** BEGIN RECORDS TO PROCESS **

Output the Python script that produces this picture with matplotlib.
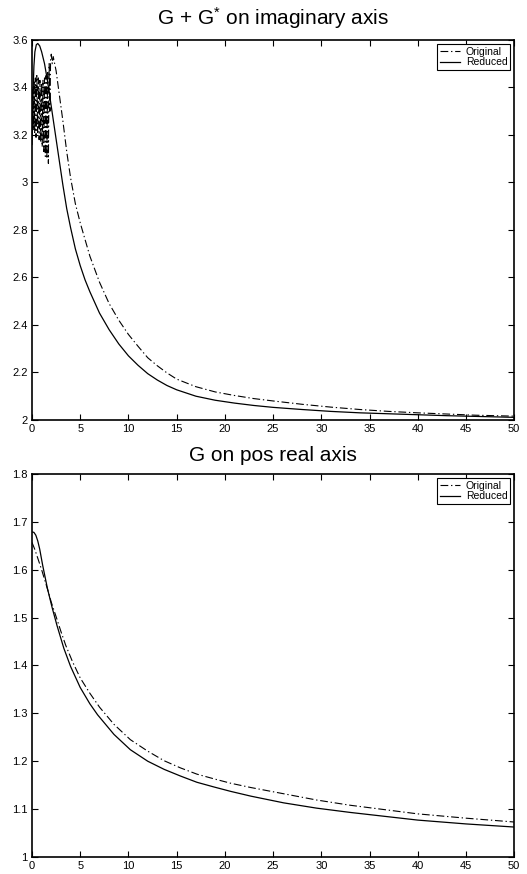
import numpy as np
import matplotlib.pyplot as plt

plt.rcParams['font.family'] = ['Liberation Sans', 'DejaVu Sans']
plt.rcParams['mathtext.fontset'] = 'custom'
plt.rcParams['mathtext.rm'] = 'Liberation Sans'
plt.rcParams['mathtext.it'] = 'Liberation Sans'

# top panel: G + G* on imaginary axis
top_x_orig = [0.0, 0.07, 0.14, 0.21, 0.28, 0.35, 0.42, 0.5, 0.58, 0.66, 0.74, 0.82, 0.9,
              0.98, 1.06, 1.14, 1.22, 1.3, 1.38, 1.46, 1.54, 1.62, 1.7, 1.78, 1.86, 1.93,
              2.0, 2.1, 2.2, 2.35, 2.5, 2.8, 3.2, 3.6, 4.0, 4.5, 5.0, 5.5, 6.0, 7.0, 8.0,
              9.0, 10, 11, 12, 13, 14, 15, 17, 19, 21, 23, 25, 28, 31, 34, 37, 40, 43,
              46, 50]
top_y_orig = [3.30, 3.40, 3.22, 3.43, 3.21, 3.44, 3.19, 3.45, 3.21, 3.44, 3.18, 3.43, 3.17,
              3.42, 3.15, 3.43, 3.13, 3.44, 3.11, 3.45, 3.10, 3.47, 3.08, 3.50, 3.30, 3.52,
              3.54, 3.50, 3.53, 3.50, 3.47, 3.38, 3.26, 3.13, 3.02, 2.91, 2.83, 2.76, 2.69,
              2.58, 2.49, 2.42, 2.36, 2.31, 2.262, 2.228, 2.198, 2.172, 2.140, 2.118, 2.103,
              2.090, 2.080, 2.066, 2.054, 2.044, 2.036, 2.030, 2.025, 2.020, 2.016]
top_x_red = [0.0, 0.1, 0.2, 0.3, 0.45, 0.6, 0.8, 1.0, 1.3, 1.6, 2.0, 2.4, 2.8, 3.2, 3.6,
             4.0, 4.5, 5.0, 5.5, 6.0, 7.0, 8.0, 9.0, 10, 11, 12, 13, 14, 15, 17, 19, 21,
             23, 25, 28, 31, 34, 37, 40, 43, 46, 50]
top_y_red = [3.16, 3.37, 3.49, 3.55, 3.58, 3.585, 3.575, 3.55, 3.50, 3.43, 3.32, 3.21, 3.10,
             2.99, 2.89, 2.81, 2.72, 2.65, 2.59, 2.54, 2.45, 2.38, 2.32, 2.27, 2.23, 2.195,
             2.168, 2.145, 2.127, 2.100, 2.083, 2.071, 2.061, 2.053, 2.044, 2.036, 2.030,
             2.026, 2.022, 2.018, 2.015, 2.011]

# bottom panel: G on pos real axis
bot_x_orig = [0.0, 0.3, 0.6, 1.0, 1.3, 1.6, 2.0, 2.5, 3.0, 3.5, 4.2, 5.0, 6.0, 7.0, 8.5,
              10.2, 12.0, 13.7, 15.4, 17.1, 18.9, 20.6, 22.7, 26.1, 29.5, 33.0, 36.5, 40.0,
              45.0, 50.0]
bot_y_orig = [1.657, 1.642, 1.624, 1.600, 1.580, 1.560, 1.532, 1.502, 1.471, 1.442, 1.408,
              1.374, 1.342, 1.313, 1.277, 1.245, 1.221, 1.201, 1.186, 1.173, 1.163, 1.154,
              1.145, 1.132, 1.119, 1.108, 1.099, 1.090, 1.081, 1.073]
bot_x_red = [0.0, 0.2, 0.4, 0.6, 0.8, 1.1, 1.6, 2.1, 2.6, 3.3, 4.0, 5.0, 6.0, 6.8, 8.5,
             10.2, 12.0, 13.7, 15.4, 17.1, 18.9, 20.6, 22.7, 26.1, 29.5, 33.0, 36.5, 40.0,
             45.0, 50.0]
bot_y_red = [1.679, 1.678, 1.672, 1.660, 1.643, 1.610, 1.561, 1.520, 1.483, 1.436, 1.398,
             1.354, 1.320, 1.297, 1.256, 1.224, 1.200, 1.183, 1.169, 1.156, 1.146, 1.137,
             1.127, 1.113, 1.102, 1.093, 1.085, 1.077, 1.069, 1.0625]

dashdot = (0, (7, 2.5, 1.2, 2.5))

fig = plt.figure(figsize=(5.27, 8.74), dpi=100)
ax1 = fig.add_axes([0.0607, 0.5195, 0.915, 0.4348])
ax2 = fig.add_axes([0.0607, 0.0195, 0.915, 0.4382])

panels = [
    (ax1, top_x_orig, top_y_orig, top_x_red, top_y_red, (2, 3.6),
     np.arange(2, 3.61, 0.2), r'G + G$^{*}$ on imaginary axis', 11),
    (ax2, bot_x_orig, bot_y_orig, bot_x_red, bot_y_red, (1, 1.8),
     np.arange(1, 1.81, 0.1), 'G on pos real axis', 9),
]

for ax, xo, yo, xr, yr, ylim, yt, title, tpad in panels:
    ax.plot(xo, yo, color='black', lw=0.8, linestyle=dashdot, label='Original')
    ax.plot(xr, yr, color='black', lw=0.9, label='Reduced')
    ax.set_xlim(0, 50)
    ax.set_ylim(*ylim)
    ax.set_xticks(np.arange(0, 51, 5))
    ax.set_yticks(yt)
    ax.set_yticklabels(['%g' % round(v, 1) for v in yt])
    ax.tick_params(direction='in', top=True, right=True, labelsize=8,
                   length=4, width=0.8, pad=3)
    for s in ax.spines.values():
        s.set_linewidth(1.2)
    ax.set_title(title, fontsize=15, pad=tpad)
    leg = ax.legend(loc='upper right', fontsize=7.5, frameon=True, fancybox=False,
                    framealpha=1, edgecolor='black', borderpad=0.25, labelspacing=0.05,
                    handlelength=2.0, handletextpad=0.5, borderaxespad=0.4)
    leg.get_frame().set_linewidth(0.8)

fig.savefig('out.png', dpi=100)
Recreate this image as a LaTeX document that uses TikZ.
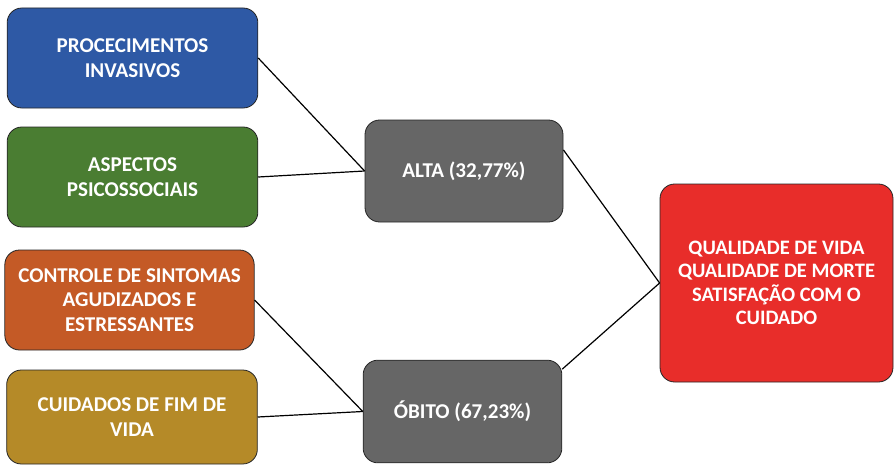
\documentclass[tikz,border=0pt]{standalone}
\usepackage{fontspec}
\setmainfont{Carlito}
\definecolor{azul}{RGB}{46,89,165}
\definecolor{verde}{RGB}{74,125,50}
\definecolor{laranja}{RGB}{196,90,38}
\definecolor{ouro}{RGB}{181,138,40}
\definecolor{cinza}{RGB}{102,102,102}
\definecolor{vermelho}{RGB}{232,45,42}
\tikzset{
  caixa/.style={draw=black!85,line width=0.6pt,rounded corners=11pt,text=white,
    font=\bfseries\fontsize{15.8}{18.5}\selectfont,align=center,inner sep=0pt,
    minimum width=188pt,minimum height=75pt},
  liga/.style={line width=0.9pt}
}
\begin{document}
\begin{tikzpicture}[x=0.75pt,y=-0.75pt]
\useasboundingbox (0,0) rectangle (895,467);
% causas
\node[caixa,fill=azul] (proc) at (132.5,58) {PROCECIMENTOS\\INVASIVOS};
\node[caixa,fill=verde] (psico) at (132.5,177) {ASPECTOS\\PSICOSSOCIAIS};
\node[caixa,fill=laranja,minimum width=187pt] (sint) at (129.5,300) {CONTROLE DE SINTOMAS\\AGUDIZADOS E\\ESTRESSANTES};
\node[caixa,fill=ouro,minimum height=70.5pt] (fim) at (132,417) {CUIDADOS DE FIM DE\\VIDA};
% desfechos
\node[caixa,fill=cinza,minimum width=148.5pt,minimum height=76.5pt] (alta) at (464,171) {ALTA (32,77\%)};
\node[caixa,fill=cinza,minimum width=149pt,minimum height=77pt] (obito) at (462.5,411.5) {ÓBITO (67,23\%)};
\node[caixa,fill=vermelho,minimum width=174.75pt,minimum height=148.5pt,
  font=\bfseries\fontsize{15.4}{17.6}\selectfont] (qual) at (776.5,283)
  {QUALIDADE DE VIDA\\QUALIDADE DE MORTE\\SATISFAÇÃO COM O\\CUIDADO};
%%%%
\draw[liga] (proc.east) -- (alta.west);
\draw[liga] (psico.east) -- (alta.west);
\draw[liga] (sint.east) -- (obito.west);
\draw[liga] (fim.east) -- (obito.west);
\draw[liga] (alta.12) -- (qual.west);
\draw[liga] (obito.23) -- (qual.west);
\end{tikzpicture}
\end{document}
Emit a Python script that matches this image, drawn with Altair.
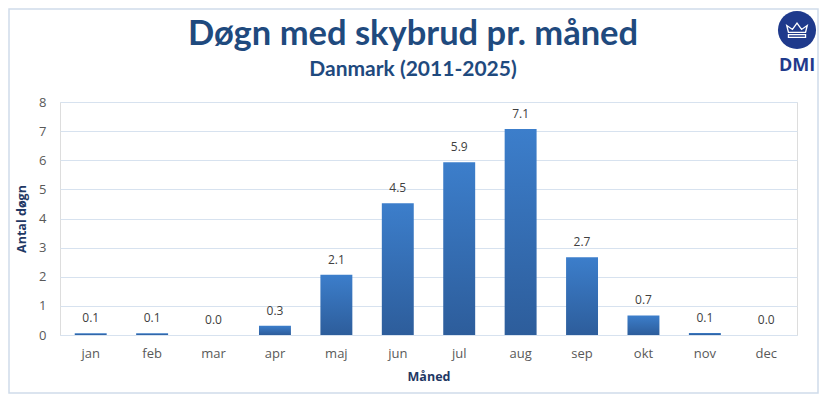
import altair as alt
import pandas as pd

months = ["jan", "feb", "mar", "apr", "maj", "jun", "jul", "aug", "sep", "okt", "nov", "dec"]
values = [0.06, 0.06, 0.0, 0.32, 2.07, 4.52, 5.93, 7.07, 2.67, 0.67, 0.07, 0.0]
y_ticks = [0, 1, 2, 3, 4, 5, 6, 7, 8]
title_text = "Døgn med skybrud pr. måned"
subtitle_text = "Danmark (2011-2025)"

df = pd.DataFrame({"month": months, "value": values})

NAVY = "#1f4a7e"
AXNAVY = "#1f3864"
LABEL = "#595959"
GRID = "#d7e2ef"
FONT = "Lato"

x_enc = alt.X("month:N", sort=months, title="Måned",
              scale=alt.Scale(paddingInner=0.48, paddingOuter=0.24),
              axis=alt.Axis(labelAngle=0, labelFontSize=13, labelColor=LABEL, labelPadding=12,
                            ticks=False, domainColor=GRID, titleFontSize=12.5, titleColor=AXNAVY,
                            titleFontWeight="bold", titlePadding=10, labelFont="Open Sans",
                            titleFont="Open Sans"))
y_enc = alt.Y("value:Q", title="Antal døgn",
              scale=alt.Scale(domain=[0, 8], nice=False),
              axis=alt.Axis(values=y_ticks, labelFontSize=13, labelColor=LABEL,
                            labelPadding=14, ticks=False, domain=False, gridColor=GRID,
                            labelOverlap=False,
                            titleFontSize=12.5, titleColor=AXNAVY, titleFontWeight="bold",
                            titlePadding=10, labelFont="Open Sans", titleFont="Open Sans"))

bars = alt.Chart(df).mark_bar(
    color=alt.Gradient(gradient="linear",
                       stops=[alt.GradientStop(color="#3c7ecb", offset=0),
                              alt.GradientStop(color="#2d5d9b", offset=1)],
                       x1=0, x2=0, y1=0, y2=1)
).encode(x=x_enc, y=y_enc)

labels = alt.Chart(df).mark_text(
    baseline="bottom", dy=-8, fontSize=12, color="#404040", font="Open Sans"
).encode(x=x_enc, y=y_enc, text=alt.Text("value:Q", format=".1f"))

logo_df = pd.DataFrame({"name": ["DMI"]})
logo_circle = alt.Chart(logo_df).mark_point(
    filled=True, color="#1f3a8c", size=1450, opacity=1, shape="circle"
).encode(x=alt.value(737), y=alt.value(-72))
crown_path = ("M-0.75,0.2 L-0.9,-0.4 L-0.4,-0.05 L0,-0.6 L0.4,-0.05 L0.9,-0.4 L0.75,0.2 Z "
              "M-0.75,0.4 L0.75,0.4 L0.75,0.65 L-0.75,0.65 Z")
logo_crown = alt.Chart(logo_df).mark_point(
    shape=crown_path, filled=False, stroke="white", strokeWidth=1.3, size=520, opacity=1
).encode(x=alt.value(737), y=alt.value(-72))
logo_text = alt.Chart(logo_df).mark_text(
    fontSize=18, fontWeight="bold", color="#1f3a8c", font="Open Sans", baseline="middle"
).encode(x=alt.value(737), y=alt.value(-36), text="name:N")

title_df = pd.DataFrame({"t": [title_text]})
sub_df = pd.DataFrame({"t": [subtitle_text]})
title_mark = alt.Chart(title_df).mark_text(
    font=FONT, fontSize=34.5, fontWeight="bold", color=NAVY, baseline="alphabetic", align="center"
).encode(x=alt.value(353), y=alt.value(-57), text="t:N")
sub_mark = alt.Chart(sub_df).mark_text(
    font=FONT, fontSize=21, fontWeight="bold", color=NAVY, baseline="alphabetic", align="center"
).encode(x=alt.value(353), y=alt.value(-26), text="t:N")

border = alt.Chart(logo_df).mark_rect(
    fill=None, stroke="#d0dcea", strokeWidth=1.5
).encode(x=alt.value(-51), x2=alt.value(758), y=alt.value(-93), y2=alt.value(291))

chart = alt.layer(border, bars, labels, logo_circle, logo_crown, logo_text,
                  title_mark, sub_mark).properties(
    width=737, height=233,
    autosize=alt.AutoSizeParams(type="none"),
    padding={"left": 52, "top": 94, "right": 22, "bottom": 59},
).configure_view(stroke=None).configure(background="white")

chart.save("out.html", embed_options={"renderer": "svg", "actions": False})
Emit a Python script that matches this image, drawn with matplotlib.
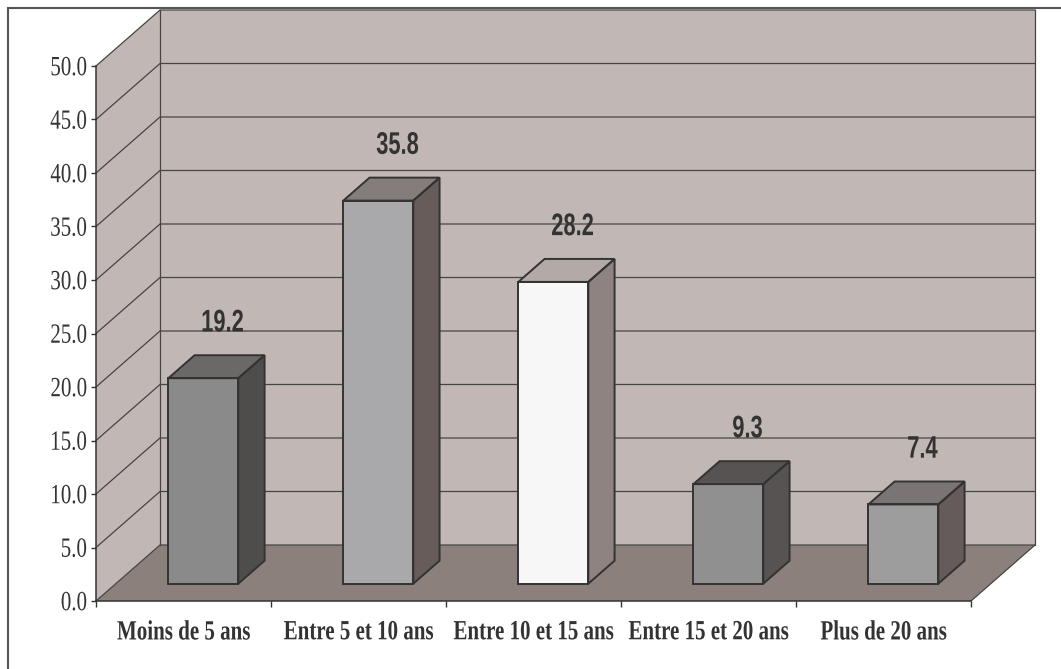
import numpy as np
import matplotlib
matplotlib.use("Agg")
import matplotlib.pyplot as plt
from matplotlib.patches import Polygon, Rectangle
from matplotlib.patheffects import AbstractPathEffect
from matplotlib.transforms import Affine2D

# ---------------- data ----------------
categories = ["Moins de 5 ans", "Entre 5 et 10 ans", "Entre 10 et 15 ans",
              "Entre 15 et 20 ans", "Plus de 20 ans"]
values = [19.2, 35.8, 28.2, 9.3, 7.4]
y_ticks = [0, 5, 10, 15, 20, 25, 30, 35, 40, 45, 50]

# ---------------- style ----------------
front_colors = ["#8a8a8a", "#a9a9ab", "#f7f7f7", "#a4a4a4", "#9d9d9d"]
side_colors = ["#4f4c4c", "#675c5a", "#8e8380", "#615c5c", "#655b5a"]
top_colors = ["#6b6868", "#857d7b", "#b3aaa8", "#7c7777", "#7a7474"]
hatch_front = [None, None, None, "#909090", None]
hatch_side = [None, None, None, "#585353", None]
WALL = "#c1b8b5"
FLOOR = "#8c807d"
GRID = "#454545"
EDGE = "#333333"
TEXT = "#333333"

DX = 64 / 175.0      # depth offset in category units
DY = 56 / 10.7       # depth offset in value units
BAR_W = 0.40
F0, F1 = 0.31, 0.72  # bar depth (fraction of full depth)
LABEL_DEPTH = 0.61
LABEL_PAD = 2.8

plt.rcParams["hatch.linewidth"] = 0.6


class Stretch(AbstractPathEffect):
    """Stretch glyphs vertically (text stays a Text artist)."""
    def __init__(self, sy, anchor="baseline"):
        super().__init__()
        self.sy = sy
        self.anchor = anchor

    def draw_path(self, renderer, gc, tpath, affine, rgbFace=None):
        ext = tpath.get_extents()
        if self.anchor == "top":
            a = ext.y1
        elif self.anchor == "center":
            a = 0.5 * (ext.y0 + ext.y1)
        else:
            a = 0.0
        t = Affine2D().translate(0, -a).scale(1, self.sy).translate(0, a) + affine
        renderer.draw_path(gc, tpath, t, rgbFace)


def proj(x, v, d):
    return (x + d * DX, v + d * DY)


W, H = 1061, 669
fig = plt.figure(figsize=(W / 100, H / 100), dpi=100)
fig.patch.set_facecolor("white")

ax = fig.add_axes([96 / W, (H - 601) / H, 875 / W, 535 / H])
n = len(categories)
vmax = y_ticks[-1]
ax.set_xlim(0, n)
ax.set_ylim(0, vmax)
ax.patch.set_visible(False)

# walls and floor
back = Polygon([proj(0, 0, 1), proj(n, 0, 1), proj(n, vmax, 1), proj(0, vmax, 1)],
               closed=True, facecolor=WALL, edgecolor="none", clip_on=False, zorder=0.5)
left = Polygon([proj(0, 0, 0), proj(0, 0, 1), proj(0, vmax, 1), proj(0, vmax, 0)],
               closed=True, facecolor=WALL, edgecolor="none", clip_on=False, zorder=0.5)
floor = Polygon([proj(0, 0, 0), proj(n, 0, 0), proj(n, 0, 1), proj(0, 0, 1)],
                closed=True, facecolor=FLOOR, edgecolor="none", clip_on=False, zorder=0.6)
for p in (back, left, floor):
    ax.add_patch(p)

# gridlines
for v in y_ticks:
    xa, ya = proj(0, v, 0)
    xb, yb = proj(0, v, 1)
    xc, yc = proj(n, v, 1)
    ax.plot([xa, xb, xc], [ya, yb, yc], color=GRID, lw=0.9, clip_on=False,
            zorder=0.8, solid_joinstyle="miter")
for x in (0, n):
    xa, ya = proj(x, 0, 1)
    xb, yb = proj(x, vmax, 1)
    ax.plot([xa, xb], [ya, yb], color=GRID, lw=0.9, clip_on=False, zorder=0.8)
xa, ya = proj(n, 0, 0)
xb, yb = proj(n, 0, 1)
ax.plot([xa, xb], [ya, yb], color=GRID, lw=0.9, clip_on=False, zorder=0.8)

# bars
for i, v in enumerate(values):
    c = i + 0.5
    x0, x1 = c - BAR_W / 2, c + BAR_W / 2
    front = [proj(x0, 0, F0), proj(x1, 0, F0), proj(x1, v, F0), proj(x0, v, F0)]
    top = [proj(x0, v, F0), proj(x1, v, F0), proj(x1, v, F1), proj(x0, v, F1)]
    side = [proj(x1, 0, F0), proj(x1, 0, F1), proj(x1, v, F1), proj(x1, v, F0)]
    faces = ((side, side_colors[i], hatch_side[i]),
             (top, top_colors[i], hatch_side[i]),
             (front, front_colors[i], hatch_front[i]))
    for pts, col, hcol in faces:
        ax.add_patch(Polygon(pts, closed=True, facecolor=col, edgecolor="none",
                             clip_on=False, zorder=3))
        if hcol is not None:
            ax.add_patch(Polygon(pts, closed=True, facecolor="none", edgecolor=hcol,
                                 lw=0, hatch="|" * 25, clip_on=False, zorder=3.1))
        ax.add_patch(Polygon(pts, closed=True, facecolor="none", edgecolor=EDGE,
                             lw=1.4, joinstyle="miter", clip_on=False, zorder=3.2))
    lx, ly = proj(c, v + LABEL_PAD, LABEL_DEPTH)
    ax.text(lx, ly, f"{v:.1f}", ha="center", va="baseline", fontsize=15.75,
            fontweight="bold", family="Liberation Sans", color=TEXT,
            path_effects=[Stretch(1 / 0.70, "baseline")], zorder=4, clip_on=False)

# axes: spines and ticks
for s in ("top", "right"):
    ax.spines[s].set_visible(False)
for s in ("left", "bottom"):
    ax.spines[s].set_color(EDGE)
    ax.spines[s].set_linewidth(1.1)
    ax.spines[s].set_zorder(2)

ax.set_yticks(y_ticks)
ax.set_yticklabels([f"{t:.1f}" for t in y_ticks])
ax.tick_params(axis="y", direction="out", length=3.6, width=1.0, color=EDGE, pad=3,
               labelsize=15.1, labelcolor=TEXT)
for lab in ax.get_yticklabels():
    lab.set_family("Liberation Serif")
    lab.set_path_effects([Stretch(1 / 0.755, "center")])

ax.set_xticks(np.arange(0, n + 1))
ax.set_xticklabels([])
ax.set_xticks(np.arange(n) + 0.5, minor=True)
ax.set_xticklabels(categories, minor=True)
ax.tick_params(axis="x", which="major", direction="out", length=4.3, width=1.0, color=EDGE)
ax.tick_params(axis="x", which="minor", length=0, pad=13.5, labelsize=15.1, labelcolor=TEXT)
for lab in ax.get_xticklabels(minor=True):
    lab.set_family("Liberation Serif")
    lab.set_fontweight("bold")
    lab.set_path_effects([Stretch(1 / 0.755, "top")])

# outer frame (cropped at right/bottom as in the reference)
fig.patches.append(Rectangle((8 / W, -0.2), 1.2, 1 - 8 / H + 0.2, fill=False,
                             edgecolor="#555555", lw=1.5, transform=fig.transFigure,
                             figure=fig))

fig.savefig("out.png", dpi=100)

** END RECORDS TO PROCESS **

| WHAT YOU ARE ASKED TO DO |
Every line from the top of the entries through the line that holds "plt.rcParams['mathtext.it'] = 'Liberation" is to be quoted exactly, please, and nothing else; omit the pictures.

| RESULT OF THIS TASK |
Output the Python script that produces this picture with matplotlib.
import numpy as np
import matplotlib.pyplot as plt

plt.rcParams['font.family'] = ['Liberation Sans', 'DejaVu Sans']
plt.rcParams['mathtext.fontset'] = 'custom'
plt.rcParams['mathtext.rm'] = 'Liberation Sans'
plt.rcParams['mathtext.it'] = 'Liberation Sans'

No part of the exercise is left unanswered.